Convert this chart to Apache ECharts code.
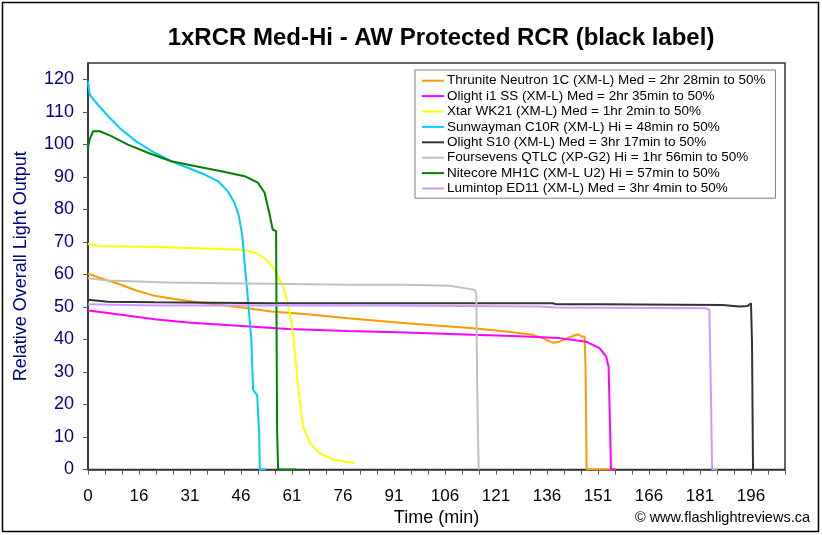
<!DOCTYPE html>
<html>
<head>
<meta charset="utf-8">
<script src="https://cdn.jsdelivr.net/npm/echarts@6/dist/echarts.min.js"></script>
<style>
html,body{margin:0;padding:0;background:#fff;}
#chart{width:822px;height:535px;}
</style>
</head>
<body>
<div id="chart"></div>
<script>
// ---- Data (time in minutes, relative output) ----
var seriesNames = [
  'Thrunite Neutron 1C (XM-L) Med = 2hr 28min to 50%',
  'Olight i1 SS (XM-L) Med = 2hr 35min to 50%',
  'Xtar WK21 (XM-L) Med = 1hr 2min to 50%',
  'Sunwayman C10R (XM-L) Hi = 48min ro 50%',
  'Olight S10 (XM-L) Med = 3hr 17min to 50%',
  'Foursevens QTLC (XP-G2) Hi = 1hr 56min to 50%',
  'Nitecore MH1C (XM-L U2) Hi = 57min to 50%',
  'Lumintop ED11 (XM-L) Med = 3hr 4min to 50%'
];
var xTickLabels = ['0','16','31','46','61','76','91','106','121','136','151','166','181','196'];
var yTickValues = [0,10,20,30,40,50,60,70,80,90,100,110,120];

var thruniteT = [0,3.0,5.9,9.8,13.8,19.7,25.6,32.5,39.4,47.2,54.1,64,76.8,94.1,113.8,123.6,131.5,134.4,137.4,139.4,142.3,143.8,144.9,145.9,146.8,147.1,147.4,155.6];
var thruniteV = [60.2,59.1,58.1,56.8,55.2,53.4,52.4,51.4,50.6,49.6,48.6,47.8,46.5,45.0,43.4,42.4,41.4,40.4,39.0,39.3,40.6,41.2,41.6,40.9,40.9,30.6,0,0];

var olightI1T = [0,5.9,19.7,29.5,44.3,59.1,76.8,94.1,113.8,127.5,139.4,147.3,151.2,153.2,153.9,154.4,154.6,156.1];
var olightI1V = [48.9,48.1,46.2,45.2,44.2,43.2,42.6,42.1,41.4,41.0,40.4,39.3,37.3,34.7,31.6,10.1,0,0];

var xtarT = [0,3.0,19.7,39.4,46.3,49.8,52.8,55.2,57.7,59.1,60.2,61.1,62.1,63.6,65.6,68.5,72.4,78.8];
var xtarV = [69.4,68.7,68.4,67.8,67.5,66.5,64.5,61.4,56.2,51.1,45.0,36.8,25.5,13.2,8.1,5.0,3.1,1.9];

var sunwaymanT = [0,0.5,2.0,5.9,9.8,14.8,19.7,24.6,29.5,34.5,38.4,41.3,43.3,44.6,45.6,46.4,47.3,48.3,48.8,50.0,50.6,50.8,52.6];
var sunwaymanV = [119.4,115.3,113.3,108.7,104.6,100.5,97.4,94.8,92.8,90.7,88.7,85.6,82.0,78.0,72.0,62.4,52.2,39.8,24.5,22.9,11.1,0,0];

var olightS10T = [0,5.9,19.7,55.1,137.4,138.4,151.2,187.6,192.5,195.0,196.0,196.3,196.5,196.6];
var olightS10V = [52.2,51.6,51.4,51.1,51.1,50.8,50.8,50.6,50.1,50.3,51.1,38.8,12.2,0];

var foursevensT = [0,5.9,23.6,39.4,54.1,76.8,93.1,106.9,111.8,114.3,114.8,115.0,115.3,115.5];
var foursevensV = [58.8,58.1,57.5,57.3,57.1,56.8,56.8,56.5,55.7,55.2,54.0,30,10,0];

var nitecoreT = [0,0.5,1.5,3.5,6.9,11.8,17.7,24.6,31.5,39.4,46.3,50.2,52.2,53.6,54.6,55.6,55.8,55.9,56.2,61.6];
var nitecoreV = [98.9,101.5,104,104,102.5,99.9,97.4,94.8,93.3,91.7,90.2,88.2,85.1,78.9,73.8,73.3,73.2,12.2,0,0];

var lumintopT = [0,19.7,76.8,133.5,138.4,182.7,183.7,184.2,184.5,186.1];
var lumintopV = [50.8,50.4,50.5,50.1,49.8,49.6,49.1,20.4,0,0];

var seriesT = [thruniteT, olightI1T, xtarT, sunwaymanT, olightS10T, foursevensT, nitecoreT, lumintopT];
var seriesV = [thruniteV, olightI1V, xtarV, sunwaymanV, olightS10V, foursevensV, nitecoreV, lumintopV];
var colors = ['#FF9900','#FF00FF','#FFFF00','#00CCFF','#333333','#C0C0C0','#008000','#CC99FF'];

// ---- Axis layout ----
var labelStep = 196 / (xTickLabels.length - 1);   // minutes between labelled ticks
var tickStep = labelStep / 3;                       // minor ticks
var xMax = tickStep * 41;
var xTicks = [];
for (var k = 0; k <= 41; k++) xTicks.push(k * tickStep);
var xLabelVals = xTickLabels.map(function (_, i) { return i * labelStep; });

function zip(t, v) { return t.map(function (x, i) { return [x, v[i]]; }); }

var FONT = "Arial, 'Liberation Sans', sans-serif";

var chart = echarts.init(document.getElementById('chart'), null, {renderer: 'canvas'});
chart.setOption({
  animation: false,
  backgroundColor: '#ffffff',
  color: colors,
  title: {
    text: '1xRCR Med-Hi - AW Protected RCR (black label)',
    left: 436, top: 21, textAlign: 'center',
    textStyle: {fontFamily: FONT, fontSize: 24, fontWeight: 'bold', color: '#000'}
  },
  legend: {
    orient: 'vertical',
    left: 415, top: 70,
    padding: [3, 10, 2, 7],
    itemGap: 0,
    itemWidth: 22, itemHeight: 2,
    icon: 'rect',
    backgroundColor: '#fff',
    borderColor: '#808080', borderWidth: 1,
    textStyle: {fontFamily: FONT, fontSize: 13.5, color: '#000', lineHeight: 15.4, padding: [0,0,0,-2]},
    data: seriesNames
  },
  grid: {
    left: 88, right: 37, top: 63, bottom: 65.5,
    show: true, borderColor: '#333', borderWidth: 1.5, backgroundColor: '#fff'
  },
  xAxis: {
    type: 'value', min: 0, max: xMax,
    name: 'Time (min)', nameLocation: 'middle', nameGap: 37,
    nameTextStyle: {fontFamily: FONT, fontSize: 18, color: '#000'},
    splitLine: {show: false},
    axisLine: {lineStyle: {color: '#333', width: 1.5}},
    axisTick: {customValues: xTicks, length: 5, lineStyle: {color: '#555'}},
    axisLabel: {
      customValues: xLabelVals, margin: 18,
      fontFamily: FONT, fontSize: 17, color: '#000',
      formatter: function (v) {
        var i = Math.round(v / labelStep);
        return xTickLabels[i] !== undefined ? xTickLabels[i] : '';
      }
    }
  },
  yAxis: {
    type: 'value', min: 0, max: 125,
    name: 'Relative Overall Light Output', nameLocation: 'middle', nameGap: 58,
    nameTextStyle: {fontFamily: FONT, fontSize: 18, color: '#000080'},
    splitLine: {show: false},
    axisLine: {lineStyle: {color: '#333', width: 1.5}},
    axisTick: {customValues: yTickValues, length: 5, lineStyle: {color: '#555'}},
    axisLabel: {
      customValues: yTickValues, margin: 14,
      fontFamily: FONT, fontSize: 18, color: '#000080'
    }
  },
  graphic: [
    {type: 'rect', shape: {x: 2.5, y: 2.5, width: 816, height: 529},
     style: {fill: 'none', stroke: '#000', lineWidth: 1.5}, silent: true, z: 100},
    {type: 'text', right: 12, top: 510,
     style: {text: '\u00A9 www.flashlightreviews.ca', fontFamily: FONT, fontSize: 14.5, fill: '#000'}}
  ],
  series: seriesNames.map(function (n, i) {
    return {
      name: n, type: 'line', data: zip(seriesT[i], seriesV[i]),
      showSymbol: false, symbol: 'none',
      lineStyle: {width: 2, color: colors[i]},
      itemStyle: {color: colors[i]},
      z: 2 + i
    };
  })
});
</script>
</body>
</html>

**THE EXERCISE:** Write the material out again exactly as it appears, dropping the pictures.

**SOLUTION TO THE EXERCISE:**
Convert this chart to Apache ECharts code.
<!DOCTYPE html>
<html>
<head>
<meta charset="utf-8">
<script src="https://cdn.jsdelivr.net/npm/echarts@6/dist/echarts.min.js"></script>
<style>
html,body{margin:0;padding:0;background:#fff;}
#chart{width:822px;height:535px;}
</style>
</head>
<body>
<div id="chart"></div>
<script>
// ---- Data (time in minutes, relative output) ----
var seriesNames = [
  'Thrunite Neutron 1C (XM-L) Med = 2hr 28min to 50%',
  'Olight i1 SS (XM-L) Med = 2hr 35min to 50%',
  'Xtar WK21 (XM-L) Med = 1hr 2min to 50%',
  'Sunwayman C10R (XM-L) Hi = 48min ro 50%',
  'Olight S10 (XM-L) Med = 3hr 17min to 50%',
  'Foursevens QTLC (XP-G2) Hi = 1hr 56min to 50%',
  'Nitecore MH1C (XM-L U2) Hi = 57min to 50%',
  'Lumintop ED11 (XM-L) Med = 3hr 4min to 50%'
];
var xTickLabels = ['0','16','31','46','61','76','91','106','121','136','151','166','181','196'];
var yTickValues = [0,10,20,30,40,50,60,70,80,90,100,110,120];

var thruniteT = [0,3.0,5.9,9.8,13.8,19.7,25.6,32.5,39.4,47.2,54.1,64,76.8,94.1,113.8,123.6,131.5,134.4,137.4,139.4,142.3,143.8,144.9,145.9,146.8,147.1,147.4,155.6];
var thruniteV = [60.2,59.1,58.1,56.8,55.2,53.4,52.4,51.4,50.6,49.6,48.6,47.8,46.5,45.0,43.4,42.4,41.4,40.4,39.0,39.3,40.6,41.2,41.6,40.9,40.9,30.6,0,0];

var olightI1T = [0,5.9,19.7,29.5,44.3,59.1,76.8,94.1,113.8,127.5,139.4,147.3,151.2,153.2,153.9,154.4,154.6,156.1];
var olightI1V = [48.9,48.1,46.2,45.2,44.2,43.2,42.6,42.1,41.4,41.0,40.4,39.3,37.3,34.7,31.6,10.1,0,0];

var xtarT = [0,3.0,19.7,39.4,46.3,49.8,52.8,55.2,57.7,59.1,60.2,61.1,62.1,63.6,65.6,68.5,72.4,78.8];
var xtarV = [69.4,68.7,68.4,67.8,67.5,66.5,64.5,61.4,56.2,51.1,45.0,36.8,25.5,13.2,8.1,5.0,3.1,1.9];

var sunwaymanT = [0,0.5,2.0,5.9,9.8,14.8,19.7,24.6,29.5,34.5,38.4,41.3,43.3,44.6,45.6,46.4,47.3,48.3,48.8,50.0,50.6,50.8,52.6];
var sunwaymanV = [119.4,115.3,113.3,108.7,104.6,100.5,97.4,94.8,92.8,90.7,88.7,85.6,82.0,78.0,72.0,62.4,52.2,39.8,24.5,22.9,11.1,0,0];

var olightS10T = [0,5.9,19.7,55.1,137.4,138.4,151.2,187.6,192.5,195.0,196.0,196.3,196.5,196.6];
var olightS10V = [52.2,51.6,51.4,51.1,51.1,50.8,50.8,50.6,50.1,50.3,51.1,38.8,12.2,0];

var foursevensT = [0,5.9,23.6,39.4,54.1,76.8,93.1,106.9,111.8,114.3,114.8,115.0,115.3,115.5];
var foursevensV = [58.8,58.1,57.5,57.3,57.1,56.8,56.8,56.5,55.7,55.2,54.0,30,10,0];

var nitecoreT = [0,0.5,1.5,3.5,6.9,11.8,17.7,24.6,31.5,39.4,46.3,50.2,52.2,53.6,54.6,55.6,55.8,55.9,56.2,61.6];
var nitecoreV = [98.9,101.5,104,104,102.5,99.9,97.4,94.8,93.3,91.7,90.2,88.2,85.1,78.9,73.8,73.3,73.2,12.2,0,0];

var lumintopT = [0,19.7,76.8,133.5,138.4,182.7,183.7,184.2,184.5,186.1];
var lumintopV = [50.8,50.4,50.5,50.1,49.8,49.6,49.1,20.4,0,0];

var seriesT = [thruniteT, olightI1T, xtarT, sunwaymanT, olightS10T, foursevensT, nitecoreT, lumintopT];
var seriesV = [thruniteV, olightI1V, xtarV, sunwaymanV, olightS10V, foursevensV, nitecoreV, lumintopV];
var colors = ['#FF9900','#FF00FF','#FFFF00','#00CCFF','#333333','#C0C0C0','#008000','#CC99FF'];

// ---- Axis layout ----
var labelStep = 196 / (xTickLabels.length - 1);   // minutes between labelled ticks
var tickStep = labelStep / 3;                       // minor ticks
var xMax = tickStep * 41;
var xTicks = [];
for (var k = 0; k <= 41; k++) xTicks.push(k * tickStep);
var xLabelVals = xTickLabels.map(function (_, i) { return i * labelStep; });

function zip(t, v) { return t.map(function (x, i) { return [x, v[i]]; }); }

var FONT = "Arial, 'Liberation Sans', sans-serif";

var chart = echarts.init(document.getElementById('chart'), null, {renderer: 'canvas'});
chart.setOption({
  animation: false,
  backgroundColor: '#ffffff',
  color: colors,
  title: {
    text: '1xRCR Med-Hi - AW Protected RCR (black label)',
    left: 436, top: 21, textAlign: 'center',
    textStyle: {fontFamily: FONT, fontSize: 24, fontWeight: 'bold', color: '#000'}
  },
  legend: {
    orient: 'vertical',
    left: 415, top: 70,
    padding: [3, 10, 2, 7],
    itemGap: 0,
    itemWidth: 22, itemHeight: 2,
    icon: 'rect',
    backgroundColor: '#fff',
    borderColor: '#808080', borderWidth: 1,
    textStyle: {fontFamily: FONT, fontSize: 13.5, color: '#000', lineHeight: 15.4, padding: [0,0,0,-2]},
    data: seriesNames
  },
  grid: {
    left: 88, right: 37, top: 63, bottom: 65.5,
    show: true, borderColor: '#333', borderWidth: 1.5, backgroundColor: '#fff'
  },
  xAxis: {
    type: 'value', min: 0, max: xMax,
    name: 'Time (min)', nameLocation: 'middle', nameGap: 37,
    nameTextStyle: {fontFamily: FONT, fontSize: 18, color: '#000'},
    splitLine: {show: false},
    axisLine: {lineStyle: {color: '#333', width: 1.5}},
    axisTick: {customValues: xTicks, length: 5, lineStyle: {color: '#555'}},
    axisLabel: {
      customValues: xLabelVals, margin: 18,
      fontFamily: FONT, fontSize: 17, color: '#000',
      formatter: function (v) {
        var i = Math.round(v / labelStep);
        return xTickLabels[i] !== undefined ? xTickLabels[i] : '';
      }
    }
  },
  yAxis: {
    type: 'value', min: 0, max: 125,
    name: 'Relative Overall Light Output', nameLocation: 'middle', nameGap: 58,
    nameTextStyle: {fontFamily: FONT, fontSize: 18, color: '#000080'},
    splitLine: {show: false},
    axisLine: {lineStyle: {color: '#333', width: 1.5}},
    axisTick: {customValues: yTickValues, length: 5, lineStyle: {color: '#555'}},
    axisLabel: {
      customValues: yTickValues, margin: 14,
      fontFamily: FONT, fontSize: 18, color: '#000080'
    }
  },
  graphic: [
    {type: 'rect', shape: {x: 2.5, y: 2.5, width: 816, height: 529},
     style: {fill: 'none', stroke: '#000', lineWidth: 1.5}, silent: true, z: 100},
    {type: 'text', right: 12, top: 510,
     style: {text: '\u00A9 www.flashlightreviews.ca', fontFamily: FONT, fontSize: 14.5, fill: '#000'}}
  ],
  series: seriesNames.map(function (n, i) {
    return {
      name: n, type: 'line', data: zip(seriesT[i], seriesV[i]),
      showSymbol: false, symbol: 'none',
      lineStyle: {width: 2, color: colors[i]},
      itemStyle: {color: colors[i]},
      z: 2 + i
    };
  })
});
</script>
</body>
</html>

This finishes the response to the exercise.